## What this task involves
Retype exactly the lines from the first one through the line with "const valueTicks = [0, 1, 2, 3, 4, 5, 6, 7];", including both ends; skip any pictures.

## Code that draws figures
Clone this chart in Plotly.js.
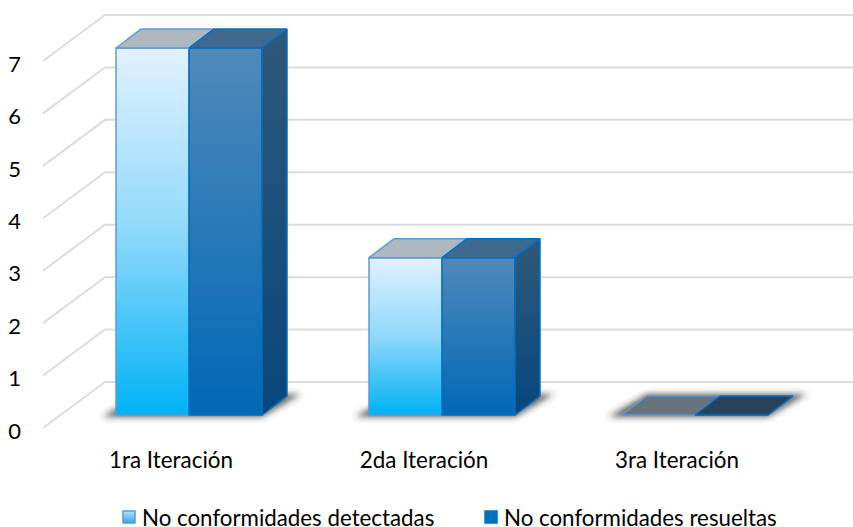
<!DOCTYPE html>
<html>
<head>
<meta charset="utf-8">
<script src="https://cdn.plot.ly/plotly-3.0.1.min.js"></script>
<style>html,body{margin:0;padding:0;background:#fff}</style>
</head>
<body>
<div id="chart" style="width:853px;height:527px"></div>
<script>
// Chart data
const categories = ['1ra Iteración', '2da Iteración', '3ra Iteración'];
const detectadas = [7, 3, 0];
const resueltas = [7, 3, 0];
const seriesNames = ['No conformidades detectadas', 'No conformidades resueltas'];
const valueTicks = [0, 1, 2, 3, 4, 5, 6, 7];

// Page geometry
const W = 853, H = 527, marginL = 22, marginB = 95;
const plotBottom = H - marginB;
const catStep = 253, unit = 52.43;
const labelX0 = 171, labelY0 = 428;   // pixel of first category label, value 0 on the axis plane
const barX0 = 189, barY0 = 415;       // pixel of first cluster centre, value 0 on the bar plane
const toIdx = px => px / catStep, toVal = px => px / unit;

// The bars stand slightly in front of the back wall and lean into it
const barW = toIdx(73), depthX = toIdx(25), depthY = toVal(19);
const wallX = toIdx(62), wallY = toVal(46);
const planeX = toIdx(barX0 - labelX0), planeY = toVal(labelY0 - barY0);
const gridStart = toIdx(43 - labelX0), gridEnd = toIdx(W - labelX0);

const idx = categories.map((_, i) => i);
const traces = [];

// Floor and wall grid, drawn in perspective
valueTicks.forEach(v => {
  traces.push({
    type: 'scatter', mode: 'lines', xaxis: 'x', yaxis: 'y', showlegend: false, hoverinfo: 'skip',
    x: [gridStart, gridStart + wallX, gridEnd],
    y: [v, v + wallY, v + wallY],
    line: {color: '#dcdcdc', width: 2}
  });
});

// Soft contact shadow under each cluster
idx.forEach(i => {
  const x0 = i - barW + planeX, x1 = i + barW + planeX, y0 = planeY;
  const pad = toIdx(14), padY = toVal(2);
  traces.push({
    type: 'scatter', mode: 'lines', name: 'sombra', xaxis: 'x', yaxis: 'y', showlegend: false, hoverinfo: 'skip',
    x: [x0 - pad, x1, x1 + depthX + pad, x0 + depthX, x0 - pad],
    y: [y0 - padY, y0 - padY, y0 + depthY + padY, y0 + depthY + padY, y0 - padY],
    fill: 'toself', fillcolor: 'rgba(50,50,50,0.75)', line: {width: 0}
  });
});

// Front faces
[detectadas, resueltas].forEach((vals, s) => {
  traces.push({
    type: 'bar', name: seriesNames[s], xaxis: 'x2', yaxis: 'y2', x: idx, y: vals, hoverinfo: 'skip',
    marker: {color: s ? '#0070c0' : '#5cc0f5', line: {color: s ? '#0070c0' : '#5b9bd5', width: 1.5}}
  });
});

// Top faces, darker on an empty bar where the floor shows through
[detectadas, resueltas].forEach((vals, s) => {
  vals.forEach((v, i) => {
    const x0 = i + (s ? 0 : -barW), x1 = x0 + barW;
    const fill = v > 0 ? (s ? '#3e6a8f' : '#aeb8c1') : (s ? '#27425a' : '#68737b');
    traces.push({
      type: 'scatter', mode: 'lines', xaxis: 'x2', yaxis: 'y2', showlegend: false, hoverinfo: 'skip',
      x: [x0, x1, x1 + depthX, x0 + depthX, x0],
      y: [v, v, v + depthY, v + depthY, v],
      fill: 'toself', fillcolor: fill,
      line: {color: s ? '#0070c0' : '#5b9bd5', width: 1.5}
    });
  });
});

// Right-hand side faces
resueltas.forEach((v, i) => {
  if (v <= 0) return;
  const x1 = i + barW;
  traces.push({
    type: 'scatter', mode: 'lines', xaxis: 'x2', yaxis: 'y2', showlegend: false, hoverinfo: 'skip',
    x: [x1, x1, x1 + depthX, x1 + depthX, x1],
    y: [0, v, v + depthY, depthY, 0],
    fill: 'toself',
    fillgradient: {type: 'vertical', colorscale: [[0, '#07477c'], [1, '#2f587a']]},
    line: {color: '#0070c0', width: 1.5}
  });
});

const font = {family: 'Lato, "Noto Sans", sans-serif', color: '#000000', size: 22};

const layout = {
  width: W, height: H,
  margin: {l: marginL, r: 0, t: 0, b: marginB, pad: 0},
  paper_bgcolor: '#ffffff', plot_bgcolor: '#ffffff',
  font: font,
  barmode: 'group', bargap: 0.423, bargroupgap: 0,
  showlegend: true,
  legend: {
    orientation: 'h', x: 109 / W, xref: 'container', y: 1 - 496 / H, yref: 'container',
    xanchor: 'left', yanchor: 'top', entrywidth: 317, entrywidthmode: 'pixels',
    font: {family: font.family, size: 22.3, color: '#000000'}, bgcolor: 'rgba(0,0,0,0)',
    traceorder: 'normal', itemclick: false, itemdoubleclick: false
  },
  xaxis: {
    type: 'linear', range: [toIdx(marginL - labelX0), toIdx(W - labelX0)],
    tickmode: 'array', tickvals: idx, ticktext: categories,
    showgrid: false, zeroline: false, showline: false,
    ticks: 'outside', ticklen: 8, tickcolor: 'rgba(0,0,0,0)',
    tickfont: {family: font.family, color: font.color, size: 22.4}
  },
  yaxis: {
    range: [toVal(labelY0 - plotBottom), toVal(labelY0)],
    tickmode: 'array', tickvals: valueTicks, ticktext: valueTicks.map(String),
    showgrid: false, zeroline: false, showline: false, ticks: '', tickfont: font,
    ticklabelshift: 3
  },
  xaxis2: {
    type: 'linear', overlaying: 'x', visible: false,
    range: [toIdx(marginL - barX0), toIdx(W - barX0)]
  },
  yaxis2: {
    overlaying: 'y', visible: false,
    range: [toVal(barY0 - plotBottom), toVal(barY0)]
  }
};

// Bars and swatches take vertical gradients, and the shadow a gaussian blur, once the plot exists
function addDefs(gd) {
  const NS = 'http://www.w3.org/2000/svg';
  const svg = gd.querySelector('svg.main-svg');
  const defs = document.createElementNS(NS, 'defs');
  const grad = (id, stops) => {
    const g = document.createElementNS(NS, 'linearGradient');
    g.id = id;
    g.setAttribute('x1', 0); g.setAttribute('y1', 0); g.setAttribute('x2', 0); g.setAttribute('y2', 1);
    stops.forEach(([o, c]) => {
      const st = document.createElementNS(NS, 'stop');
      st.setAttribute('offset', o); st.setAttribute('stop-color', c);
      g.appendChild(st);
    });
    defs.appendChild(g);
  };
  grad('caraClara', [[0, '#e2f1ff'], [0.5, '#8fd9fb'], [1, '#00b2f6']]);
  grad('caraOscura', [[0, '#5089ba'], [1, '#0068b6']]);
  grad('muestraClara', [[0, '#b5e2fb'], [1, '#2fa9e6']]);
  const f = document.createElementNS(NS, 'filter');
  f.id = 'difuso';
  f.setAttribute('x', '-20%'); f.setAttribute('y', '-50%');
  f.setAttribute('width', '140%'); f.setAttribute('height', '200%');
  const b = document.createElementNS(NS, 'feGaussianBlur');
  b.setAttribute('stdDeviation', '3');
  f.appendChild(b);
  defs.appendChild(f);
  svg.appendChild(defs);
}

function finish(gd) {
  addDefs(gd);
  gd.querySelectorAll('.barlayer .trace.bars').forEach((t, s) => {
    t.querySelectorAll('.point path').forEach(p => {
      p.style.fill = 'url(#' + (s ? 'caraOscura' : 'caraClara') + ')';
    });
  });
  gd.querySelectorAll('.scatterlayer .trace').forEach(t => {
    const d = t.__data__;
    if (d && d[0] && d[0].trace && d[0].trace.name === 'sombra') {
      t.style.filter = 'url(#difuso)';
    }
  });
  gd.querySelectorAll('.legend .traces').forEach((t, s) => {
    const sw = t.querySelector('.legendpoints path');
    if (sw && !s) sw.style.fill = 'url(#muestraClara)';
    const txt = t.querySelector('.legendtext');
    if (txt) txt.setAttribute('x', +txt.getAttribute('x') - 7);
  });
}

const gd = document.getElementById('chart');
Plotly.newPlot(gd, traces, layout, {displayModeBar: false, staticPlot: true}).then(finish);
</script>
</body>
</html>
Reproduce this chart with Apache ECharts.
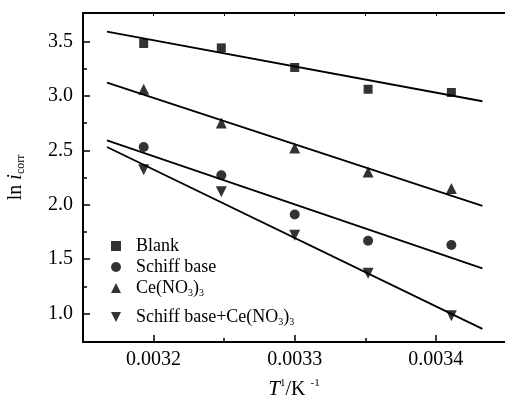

## Result of this exercise
Clone this chart in Plotly.js.
<!DOCTYPE html>
<html>
<head>
<meta charset="utf-8">
<script src="https://cdn.plot.ly/plotly-3.0.1.min.js"></script>
<style>html,body{margin:0;padding:0;background:#fff}</style>
</head>
<body>
<div id="chart" style="width:853px;height:527px"></div>
<script>
// Chart data
const categories = ['1ra Iteración', '2da Iteración', '3ra Iteración'];
const detectadas = [7, 3, 0];
const resueltas = [7, 3, 0];
const seriesNames = ['No conformidades detectadas', 'No conformidades resueltas'];
const valueTicks = [0, 1, 2, 3, 4, 5, 6, 7];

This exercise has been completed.